I grew up with a Lhaso Apso. They are wonderful dogs.

I'm very sorry. =(

Anonymous said...

It's writing like this that makes ol' Steve O one of the best and brightest journalists on earth. Don't know if you know this, but they reincarnate. Not a total clone, but close enough. And one is out there right now lookin' for you ...

grannypie said...

well written...with emotion to move your reader. Our canine friends can be as comforting as our human friends. Frequently more so.


Bill said...

A fine tribute to a good dog. And I tip my hat to your wife.

JD Allen said...

Yeah, that's kind of why I quit on dogs. Lost two of them to old age, and I figured that was enough.

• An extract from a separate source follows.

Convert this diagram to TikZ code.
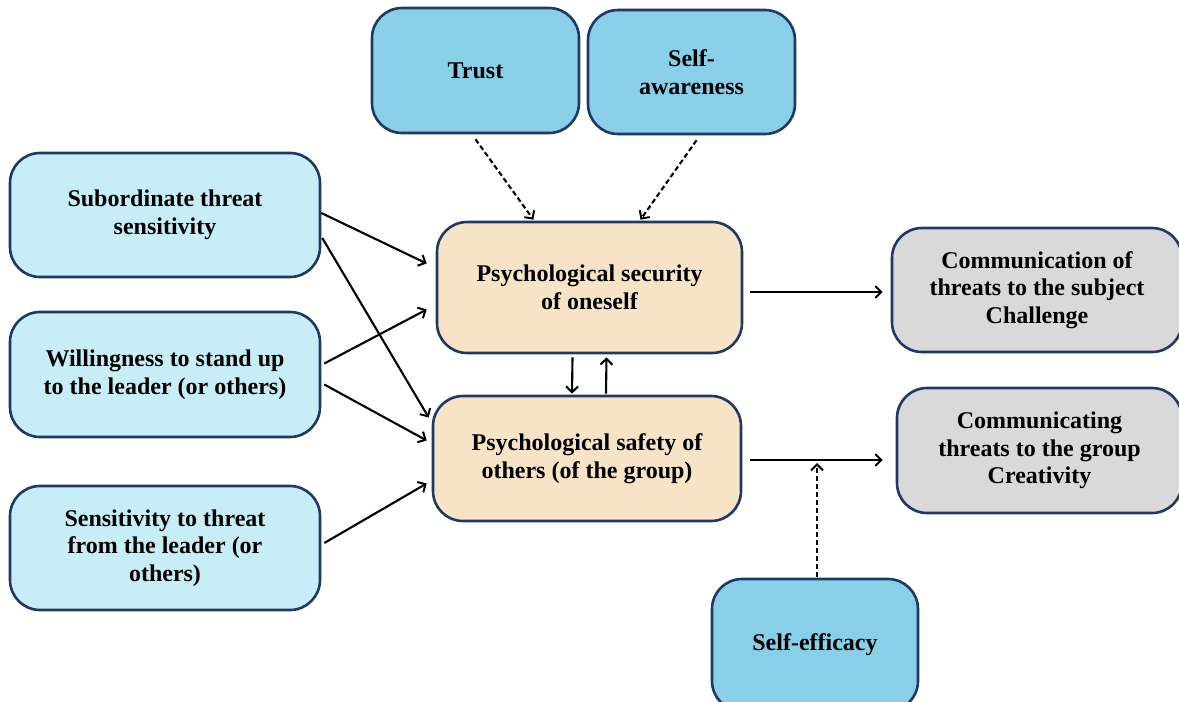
\documentclass[tikz,border=0pt]{standalone}
\usepackage{fontspec}
\setmainfont{Liberation Serif}
\usetikzlibrary{arrows.meta,calc}
\definecolor{bordc}{HTML}{1F3864}
\definecolor{topc}{HTML}{89CFE7}
\definecolor{leftc}{HTML}{C7EEF7}
\definecolor{midc}{HTML}{F7E3C6}
\definecolor{rightc}{HTML}{D9D9D9}
\tikzset{
  box/.style={draw=bordc, line width=2.6pt, rounded corners=30pt, align=center,
    font=\fontsize{24}{27.5}\selectfont\bfseries, text=black, inner sep=2pt},
  topbox/.style={box, fill=topc},
  leftbox/.style={box, fill=leftc},
  midbox/.style={box, fill=midc},
  rightbox/.style={box, fill=rightc},
  arr/.style={line width=2.1pt, -{Straight Barb[length=6pt,width=12pt,line width=2pt]}},
  darr/.style={arr, dash pattern=on 5pt off 3pt}
}
\begin{document}
\begin{tikzpicture}[x=1pt,y=-1pt]
\useasboundingbox (0,0) rectangle (1179,702);
\clip (0,0) rectangle (1179,702);
\node[topbox, minimum width=207pt, minimum height=125pt] (trust) at (475.5,70.5) {Trust};
\node[topbox, minimum width=207pt, minimum height=124pt] (aware) at (691.5,72) {Self-\\awareness};
\node[leftbox, minimum width=310pt, minimum height=124pt] (sub) at (165,215) {Subordinate threat\\sensitivity};
\node[leftbox, minimum width=310pt, minimum height=125pt] (will) at (165,374.5) {Willingness to stand up\\to the leader (or others)};
\node[leftbox, minimum width=310pt, minimum height=124pt] (sens) at (165,548) {Sensitivity to threat\\from the leader (or\\others)};
\node[midbox, minimum width=305pt, minimum height=131pt] (sec) at (589.5,287.5) {Psychological security\\of oneself};
\node[midbox, minimum width=308pt, minimum height=125pt] (safe) at (587,458.5) {Psychological safety of\\others (of the group)};
\node[rightbox, minimum width=290pt, minimum height=124pt] (comm) at (1037,290) {Communication of\\threats to the subject\\Challenge};
\node[rightbox, minimum width=285pt, minimum height=125pt] (commg) at (1039.5,450.5) {Communicating\\threats to the group\\Creativity};
\node[topbox, minimum width=206pt, minimum height=132pt] (eff) at (815,645) {Self-efficacy};

\coordinate (effmeet) at (817,463);

\draw[darr] ([xshift=0pt,yshift=-5pt]trust.south) -- ([xshift=-56pt,yshift=1pt]sec.north);
\draw[darr] ([xshift=5pt,yshift=-5pt]aware.south) -- ([xshift=51pt,yshift=1pt]sec.north);

\draw[arr] ([yshift=2pt]sub.east) -- ([xshift=-9pt,yshift=24pt]sec.west);
\draw[arr] ([xshift=1pt,yshift=-23pt]sub.east) -- ([xshift=-3pt,yshift=41pt]safe.west);
\draw[arr] ([xshift=3pt,yshift=11pt]will.east) -- ([xshift=-9pt,yshift=-22pt]sec.west);
\draw[arr] ([xshift=3pt,yshift=-10pt]will.east) -- ([xshift=-5pt,yshift=18pt]safe.west);
\draw[arr] ([xshift=3pt,yshift=5pt]sens.east) -- ([xshift=-5pt,yshift=-25pt]safe.west);

\draw[arr] ([xshift=-17pt,yshift=-3pt]sec.south) -- ([xshift=-15pt,yshift=1pt]safe.north);
\draw[arr] ([xshift=19pt,yshift=1pt]safe.north) -- ([xshift=17pt,yshift=-3pt]sec.south);

\draw[arr] ([xshift=7pt,yshift=-4.5pt]sec.east) -- ([xshift=-8pt,yshift=-2pt]comm.west);
\draw[arr] ([xshift=8pt,yshift=-1.5pt]safe.east) -- ([xshift=-13pt,yshift=-9.5pt]commg.west);
\draw[darr] ([xshift=2pt,yshift=1pt]eff.north) -- (effmeet);
\end{tikzpicture}
\end{document}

Hurts more than losing some relatives, really. Sick, but true.

Mouth of the Yellow River said...

Banjo, frankly I think it is essentially cruelty to animals worthy of SPCA and PETA scrutinization to let an animal get in the pitiful condition in respect to health that you describe. Just for such selfish reasons.

Similarly, cruelty to pen up a dog in a dense urban environment without sufficient living, running space and daily exercise in a clean environment.

Back in the old country on the farm just as a sheep, goat, bovine or horse, we with great respect ate the animal before it could reach that state.

A friend who grew up here on the Texas coast (Seabrook/Kemah when there was a little wooden drawbridge) in a culture that finds dog, cat and horses unpalatable told me the following story of his dad’s policy:

“Dad always insured we had a dog, but they were never allowed in the house, nor would he (or could he) spend money on vet costs. More often as not, on average of two or three years, the dog took sick with distemper or got some injury or something (one swallowed a fish hook one time).

Dad gathered the family around in formal respect as he performed euthanasia with a single pistol or rifle shot as we hung our heads, and momma cried. As a family we buried our beloved with a primitive white cross made from an old crate slates.

As soon as the euthanasia and burial ceremony was over and cheeks were still wet with tears, out from the shed, garage or box in the trunk of a car came bounding a new puppy, tail wagging and tongue licking.

Dad always had one waiting in the wings. Looking back I’m not sure that the older dogs were always that sick.”

Such is the cycle of life.

Gritsforbreakfast said...

Sorry for your loss, Banjo.

Anonymous said...

My condolences, Banjo. I know how difficult it can be to lose a dog.


mikemcguff said...

That's a touching story...sorry about the loss.

susan credeur said...

Sorry for you Banjo. Lost our 15 year old Lhasa 3 weeks ago today. She was kinda mean. She did not have a lot of personality, but she was the mother of our very beloved pet, Ed, and we greatly respected her. She sounds like Punky in her dotage, but oddly enough she had a new lease on life after Hurricane Rita. She actually survived the 24 hour trip to San Antone (losing about 1/3 her body weight-she never went more than 7 lbs or so). She was limp and comatose and they put her on ice and she just perked right up. She had never been sick a day in her life and had never, EVER missed a meal. I knew that morning she wasn't long for this world when she refused her bowl. We put her in a box in her room and she she barked a while and went to "sleep". We buried her that night out in the cannas where she liked to chill in the summer. I woke up the next morning and I swear I heard a little "ark-ark" in the distance. Yeah, we miss her-Ed slept in her room a couple of nights, then he seemed to be over missin' mama.
They do have a way of getting under your heart and just staying there.

Joe said...

Hey Banjo, sorry to hear about your pooch. Went home and gave my German Shepherd an extra good rough-housing when I went home yesterday. Thanks for reminding me what the beast means to me.
And don't worry about Mouth of the Yellow River. Some folks just love them a big ol' dose of judgmentalism and self-assumed superiority.